**Task details:** Below is a listing; write it out exactly and drop any images from it.

**Provided material:**
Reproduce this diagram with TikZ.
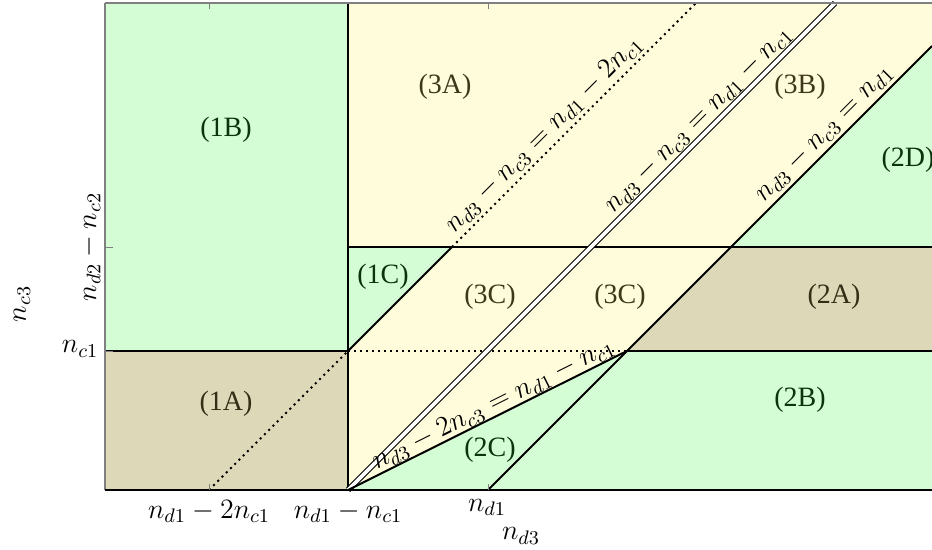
\RequirePackage{fix-cm}
\documentclass[tikz,border=0pt]{standalone}
\usepackage[no-math]{fontspec}
\setmainfont{Liberation Serif}
\definecolor{cgreen}{RGB}{213,253,213}
\definecolor{ctan}{RGB}{221,216,184}
\definecolor{cyellow}{RGB}{255,252,220}
\definecolor{tgreen}{RGB}{12,52,12}
\definecolor{ttan}{RGB}{52,46,22}
\definecolor{tyellow}{RGB}{62,56,26}
\tikzset{
  lbl/.style={font=\fontsize{14}{17}\selectfont, inner sep=1pt},
  glab/.style={lbl, text=tgreen},
  tlab/.style={lbl, text=ttan},
  ylab/.style={lbl, text=tyellow},
  bound/.style={black, line width=1pt},
  dotline/.style={black, line width=1pt, dotted},
  dline/.style={black, line width=0.6pt, double=white, double distance=1.8pt},
  frameline/.style={gray, line width=0.75pt},
  tick/.style={gray, line width=0.4pt},
  lineLabel/.style={lbl, sloped, above, inner sep=1.5pt}
}
\begin{document}
\begin{tikzpicture}[x=0.5pt,y=-0.5pt]
\useasboundingbox (0,0) rectangle (932,550);
% coordinates
\coordinate (TL) at (105,3);
\coordinate (TR) at (932,3);
\coordinate (BR) at (932,490);
\coordinate (O) at (105,490);
\coordinate (L1) at (105,351);
\coordinate (L2) at (105,247);
\coordinate (A) at (348,490);
\coordinate (A1) at (348,351);
\coordinate (A2) at (348,247);
\coordinate (Atop) at (348,3);
\coordinate (P) at (209,490);
\coordinate (Q) at (452,247);
\coordinate (Qtop) at (696,3);
\coordinate (Dtop) at (835,3);
\coordinate (N) at (488,490);
\coordinate (M) at (627,351);
\coordinate (K) at (731,247);
\coordinate (R46) at (932,46);
\coordinate (R351) at (932,351);
\coordinate (R247) at (932,247);
% fills
\fill[cgreen] (TL) rectangle (A1);
\fill[ctan] (L1) rectangle (A);
\fill[cgreen] (A1) -- (A2) -- (Q) -- cycle;
\fill[cyellow] (A2) -- (Atop) -- (TR) -- (R46) -- (K) -- cycle;
\fill[cyellow] (Q) -- (K) -- (M) -- (A) -- (A1) -- cycle;
\fill[ctan] (M) -- (R351) -- (R247) -- (K) -- cycle;
\fill[cgreen] (K) -- (R46) -- (R247) -- cycle;
\fill[cgreen] (M) -- (R351) -- (BR) -- (N) -- cycle;
\fill[cgreen] (A) -- (M) -- (N) -- cycle;
% region labels
\node[glab] (l1B) at (226,130) {(1B)};
\node[tlab] (l1A) at (226,404) {(1A)};
\node[glab] (l1C) at (383,277) {(1C)};
\node[ylab] (l3A) at (445,87) {(3A)};
\node[ylab] (l3C) at (490,297) {(3C)};
\node[ylab] (l3Cb) at (620,297) {(3C)};
\node[ylab] (l3B) at (800,87) {(3B)};
\node[glab] (l2D) at (908,160) {(2D)};
\node[tlab] (l2A) at (834,297) {(2A)};
\node[glab] (l2B) at (800,400) {(2B)};
\node[glab] (l2C) at (490,450) {(2C)};
% boundaries
\draw[bound] (L1) -- (A1);
\draw[bound] (A) -- (Atop);
\draw[bound] (A2) -- (R247);
\draw[bound] (A1) -- (Q);
\draw[dotline] (P) -- (A1);
\draw[dotline] (Q) -- node[lineLabel, pos=0.42] (eq1) {$n_{d3}-n_{c3}=n_{d1}-2n_{c1}$} (Qtop);
\draw[dotline] (A1) -- (M);
\draw[bound] (M) -- (R351);
\draw[dline] (A) -- node[lineLabel, pos=0.74] (eq2) {$n_{d3}-n_{c3}=n_{d1}-n_{c1}$} (Dtop);
\draw[bound] (A) -- node[lineLabel, pos=0.54, inner sep=0pt] (eq4) {$n_{d3}-2n_{c3}=n_{d1}-n_{c1}$} (M);
\draw[bound] (N) -- node[lineLabel, pos=0.78] (eq3) {$n_{d3}-n_{c3}=n_{d1}$} (R46);
% frame
\draw[frameline] (TL) -- (TR);
\draw[frameline] (TL) -- (O);
\draw[black, line width=1pt] (O) -- (BR);
% ticks
\foreach \x in {209,488} {
  \draw[tick] (\x,490) -- (\x,484);
  \draw[tick] (\x,3) -- (\x,9);
}
\foreach \y in {247,351} {
  \draw[tick] (105,\y) -- (113,\y);
}
% axis labels
\node[lbl, anchor=base] (tx1) at (209,518) {$n_{d1}-2n_{c1}$};
\node[lbl, anchor=base] (tx2) at (348,518) {$n_{d1}-n_{c1}$};
\node[lbl, anchor=base] (tx3) at (487,511) {$n_{d1}$};
\node[lbl] (xlab) at (521,536) {$n_{d3}$};
\node[lbl] (ty1) at (80,349) {$n_{c1}$};
\node[lbl, rotate=90] (ty2) at (90,247) {$n_{d2}-n_{c2}$};
\node[lbl, rotate=90] (ylab) at (22,304) {$n_{c3}$};
\end{tikzpicture}
\end{document}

**Answer for this exercise:**
Reproduce this diagram with TikZ.
\RequirePackage{fix-cm}
\documentclass[tikz,border=0pt]{standalone}
\usepackage[no-math]{fontspec}
\setmainfont{Liberation Serif}
\definecolor{cgreen}{RGB}{213,253,213}
\definecolor{ctan}{RGB}{221,216,184}
\definecolor{cyellow}{RGB}{255,252,220}
\definecolor{tgreen}{RGB}{12,52,12}
\definecolor{ttan}{RGB}{52,46,22}
\definecolor{tyellow}{RGB}{62,56,26}
\tikzset{
  lbl/.style={font=\fontsize{14}{17}\selectfont, inner sep=1pt},
  glab/.style={lbl, text=tgreen},
  tlab/.style={lbl, text=ttan},
  ylab/.style={lbl, text=tyellow},
  bound/.style={black, line width=1pt},
  dotline/.style={black, line width=1pt, dotted},
  dline/.style={black, line width=0.6pt, double=white, double distance=1.8pt},
  frameline/.style={gray, line width=0.75pt},
  tick/.style={gray, line width=0.4pt},
  lineLabel/.style={lbl, sloped, above, inner sep=1.5pt}
}
\begin{document}
\begin{tikzpicture}[x=0.5pt,y=-0.5pt]
\useasboundingbox (0,0) rectangle (932,550);
% coordinates
\coordinate (TL) at (105,3);
\coordinate (TR) at (932,3);
\coordinate (BR) at (932,490);
\coordinate (O) at (105,490);
\coordinate (L1) at (105,351);
\coordinate (L2) at (105,247);
\coordinate (A) at (348,490);
\coordinate (A1) at (348,351);
\coordinate (A2) at (348,247);
\coordinate (Atop) at (348,3);
\coordinate (P) at (209,490);
\coordinate (Q) at (452,247);
\coordinate (Qtop) at (696,3);
\coordinate (Dtop) at (835,3);
\coordinate (N) at (488,490);
\coordinate (M) at (627,351);
\coordinate (K) at (731,247);
\coordinate (R46) at (932,46);
\coordinate (R351) at (932,351);
\coordinate (R247) at (932,247);
% fills
\fill[cgreen] (TL) rectangle (A1);
\fill[ctan] (L1) rectangle (A);
\fill[cgreen] (A1) -- (A2) -- (Q) -- cycle;
\fill[cyellow] (A2) -- (Atop) -- (TR) -- (R46) -- (K) -- cycle;
\fill[cyellow] (Q) -- (K) -- (M) -- (A) -- (A1) -- cycle;
\fill[ctan] (M) -- (R351) -- (R247) -- (K) -- cycle;
\fill[cgreen] (K) -- (R46) -- (R247) -- cycle;
\fill[cgreen] (M) -- (R351) -- (BR) -- (N) -- cycle;
\fill[cgreen] (A) -- (M) -- (N) -- cycle;
% region labels
\node[glab] (l1B) at (226,130) {(1B)};
\node[tlab] (l1A) at (226,404) {(1A)};
\node[glab] (l1C) at (383,277) {(1C)};
\node[ylab] (l3A) at (445,87) {(3A)};
\node[ylab] (l3C) at (490,297) {(3C)};
\node[ylab] (l3Cb) at (620,297) {(3C)};
\node[ylab] (l3B) at (800,87) {(3B)};
\node[glab] (l2D) at (908,160) {(2D)};
\node[tlab] (l2A) at (834,297) {(2A)};
\node[glab] (l2B) at (800,400) {(2B)};
\node[glab] (l2C) at (490,450) {(2C)};
% boundaries
\draw[bound] (L1) -- (A1);
\draw[bound] (A) -- (Atop);
\draw[bound] (A2) -- (R247);
\draw[bound] (A1) -- (Q);
\draw[dotline] (P) -- (A1);
\draw[dotline] (Q) -- node[lineLabel, pos=0.42] (eq1) {$n_{d3}-n_{c3}=n_{d1}-2n_{c1}$} (Qtop);
\draw[dotline] (A1) -- (M);
\draw[bound] (M) -- (R351);
\draw[dline] (A) -- node[lineLabel, pos=0.74] (eq2) {$n_{d3}-n_{c3}=n_{d1}-n_{c1}$} (Dtop);
\draw[bound] (A) -- node[lineLabel, pos=0.54, inner sep=0pt] (eq4) {$n_{d3}-2n_{c3}=n_{d1}-n_{c1}$} (M);
\draw[bound] (N) -- node[lineLabel, pos=0.78] (eq3) {$n_{d3}-n_{c3}=n_{d1}$} (R46);
% frame
\draw[frameline] (TL) -- (TR);
\draw[frameline] (TL) -- (O);
\draw[black, line width=1pt] (O) -- (BR);
% ticks
\foreach \x in {209,488} {
  \draw[tick] (\x,490) -- (\x,484);
  \draw[tick] (\x,3) -- (\x,9);
}
\foreach \y in {247,351} {
  \draw[tick] (105,\y) -- (113,\y);
}
% axis labels
\node[lbl, anchor=base] (tx1) at (209,518) {$n_{d1}-2n_{c1}$};
\node[lbl, anchor=base] (tx2) at (348,518) {$n_{d1}-n_{c1}$};
\node[lbl, anchor=base] (tx3) at (487,511) {$n_{d1}$};
\node[lbl] (xlab) at (521,536) {$n_{d3}$};
\node[lbl] (ty1) at (80,349) {$n_{c1}$};
\node[lbl, rotate=90] (ty2) at (90,247) {$n_{d2}-n_{c2}$};
\node[lbl, rotate=90] (ylab) at (22,304) {$n_{c3}$};
\end{tikzpicture}
\end{document}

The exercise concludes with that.